A staff member knew approximately where to locate the camp when it was near a highway. At certain times of the year, it takes a bus trip then two days by horse to make contact.
“It was very comfortable inside their yurt,” Winzeler recalls. “They had placed boughs on the ground inside and covered them with skins. They’re very generous people.”
Winzeler had the seat closest to where the meal was being prepared. You take a pot of yak butter and add cooked barley. Then add yak cheese and yak milk and stir it up until it’s like a porridge. To Winzeler’s palate, the lamb served was much tastier than the yak-based dish.
Overall, he said, there wasn’t much that he didn’t eat, although fortunately, he was never offered the meal that he saw prepared from a bus window in Dayi County: three cauldrons of boiling dog, with more waiting to go in the pot.
For Winzeler, the trip provided one fascinating experience after another, all coming together to form an extremely satisfying trip.
“You’d go to bed and think, man, that was the best day I ever had. Then the next day was even better.”
Heifer International aims to alleviate hunger
When Indiana farmer Dan West served as relief worker in the Spanish Civil War in the late 1930s, he had a realization that launched a major effort to alleviate hunger.
West has ladling milk rations to hungry children when he realized that his work, though helpful, was far from a solution. It’s not a cup of milk the children needed; it was a cow.
When West returned home, he formed a program that he called Heifers for Relief. Livestock and training would be provided so families “could be spared the indignity of depending on others to feed their children.”
West chose heifers—young cows that haven’t given birth—since they would provide a source of milk, plus a continued means of support. That second achievement comes from an agreement to “pass on the gift.” Each family receiving an animals agrees to donate the female offspring to another family in need. In that way, the gift is never-ending.
The organization does more than merely send animals out to remote regions. Several factors are considered for each project, such as the following:
ACCOUNTABILITY—Groups receiving animals must define their needs, set goals and plan strategies to achieve them. Heifer International provides guidelines for getting the job done. Recipients are screened, progress is monitored and semiannual reports are prepared.
SHARING AND CARING—Heifer believes that global problems can be solved if all people are committed to sharing what they have and caring about others.
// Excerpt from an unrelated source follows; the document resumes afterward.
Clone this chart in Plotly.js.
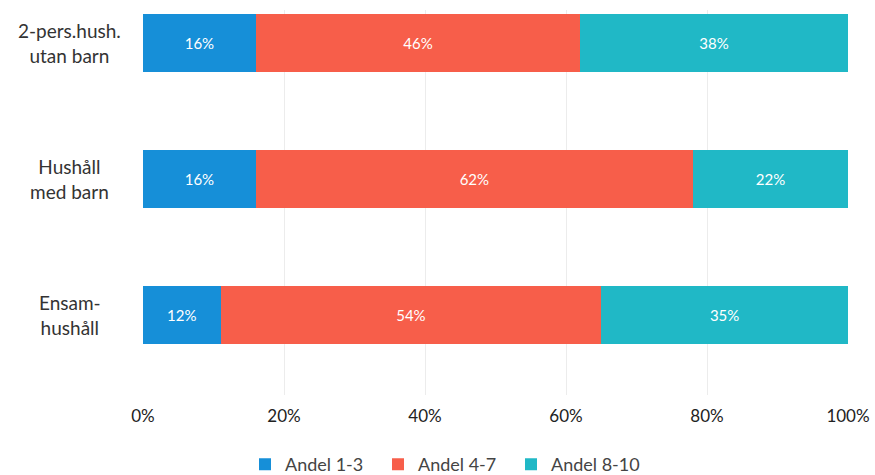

This also reflects the organization’s commitment to the humane treatment of animals and to a vision of justice for all people.
GENDER AND FAMILY FOCUS—Heifer’s gender program encourages women and men to share equally in decision-making. The organization is committed to gender equity to increase mutual respect and strengthen families.
IMPROVING THE ENVIRONMENT—The introduction of Heifer International livestock should improve the environment by having a positive impact in a number of ways, from soil erosion to biodiversity to wildlife and watershed conditions.
SPIRITUALITY—Spirituality is common to all people regardless of religion or beliefs. Spirituality is expressed in values, in beliefs about the value and meaning of life, in a sense of connectedness to the earth and in a shared vision of the future.